**Task objective**.
Copy the data that follows, character for character, minus the pictures.
*****
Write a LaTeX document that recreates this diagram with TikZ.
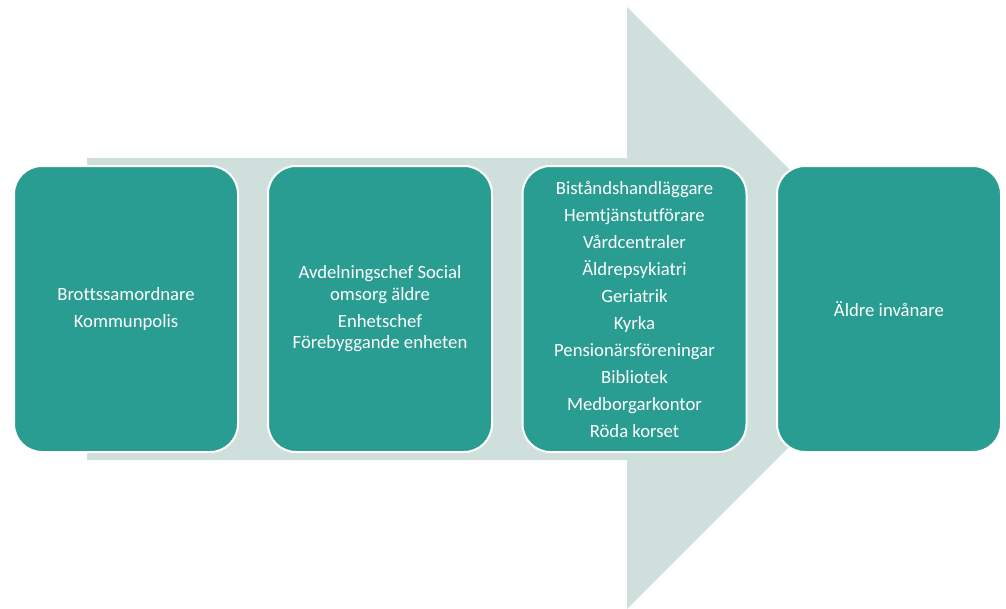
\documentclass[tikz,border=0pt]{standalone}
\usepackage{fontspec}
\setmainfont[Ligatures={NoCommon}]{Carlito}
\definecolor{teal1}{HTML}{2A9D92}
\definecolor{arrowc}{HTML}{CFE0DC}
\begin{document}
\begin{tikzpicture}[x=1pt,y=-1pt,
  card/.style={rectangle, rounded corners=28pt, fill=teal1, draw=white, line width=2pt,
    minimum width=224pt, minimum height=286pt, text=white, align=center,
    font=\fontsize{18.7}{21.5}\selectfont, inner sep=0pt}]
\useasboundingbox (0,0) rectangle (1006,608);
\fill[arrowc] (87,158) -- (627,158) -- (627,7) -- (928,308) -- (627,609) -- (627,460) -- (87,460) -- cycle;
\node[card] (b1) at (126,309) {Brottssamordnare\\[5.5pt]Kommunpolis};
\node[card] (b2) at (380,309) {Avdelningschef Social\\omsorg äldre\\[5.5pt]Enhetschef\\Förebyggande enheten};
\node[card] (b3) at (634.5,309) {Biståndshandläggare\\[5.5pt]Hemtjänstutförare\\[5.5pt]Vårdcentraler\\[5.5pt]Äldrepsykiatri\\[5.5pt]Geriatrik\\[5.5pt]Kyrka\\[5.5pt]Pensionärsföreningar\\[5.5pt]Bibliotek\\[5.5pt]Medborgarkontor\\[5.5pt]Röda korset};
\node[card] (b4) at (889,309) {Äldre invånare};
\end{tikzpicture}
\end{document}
*****
**Written response**.
Write a LaTeX document that recreates this diagram with TikZ.
\documentclass[tikz,border=0pt]{standalone}
\usepackage{fontspec}
\setmainfont[Ligatures={NoCommon}]{Carlito}
\definecolor{teal1}{HTML}{2A9D92}
\definecolor{arrowc}{HTML}{CFE0DC}
\begin{document}
\begin{tikzpicture}[x=1pt,y=-1pt,
  card/.style={rectangle, rounded corners=28pt, fill=teal1, draw=white, line width=2pt,
    minimum width=224pt, minimum height=286pt, text=white, align=center,
    font=\fontsize{18.7}{21.5}\selectfont, inner sep=0pt}]
\useasboundingbox (0,0) rectangle (1006,608);
\fill[arrowc] (87,158) -- (627,158) -- (627,7) -- (928,308) -- (627,609) -- (627,460) -- (87,460) -- cycle;
\node[card] (b1) at (126,309) {Brottssamordnare\\[5.5pt]Kommunpolis};
\node[card] (b2) at (380,309) {Avdelningschef Social\\omsorg äldre\\[5.5pt]Enhetschef\\Förebyggande enheten};
\node[card] (b3) at (634.5,309) {Biståndshandläggare\\[5.5pt]Hemtjänstutförare\\[5.5pt]Vårdcentraler\\[5.5pt]Äldrepsykiatri\\[5.5pt]Geriatrik\\[5.5pt]Kyrka\\[5.5pt]Pensionärsföreningar\\[5.5pt]Bibliotek\\[5.5pt]Medborgarkontor\\[5.5pt]Röda korset};
\node[card] (b4) at (889,309) {Äldre invånare};
\end{tikzpicture}
\end{document}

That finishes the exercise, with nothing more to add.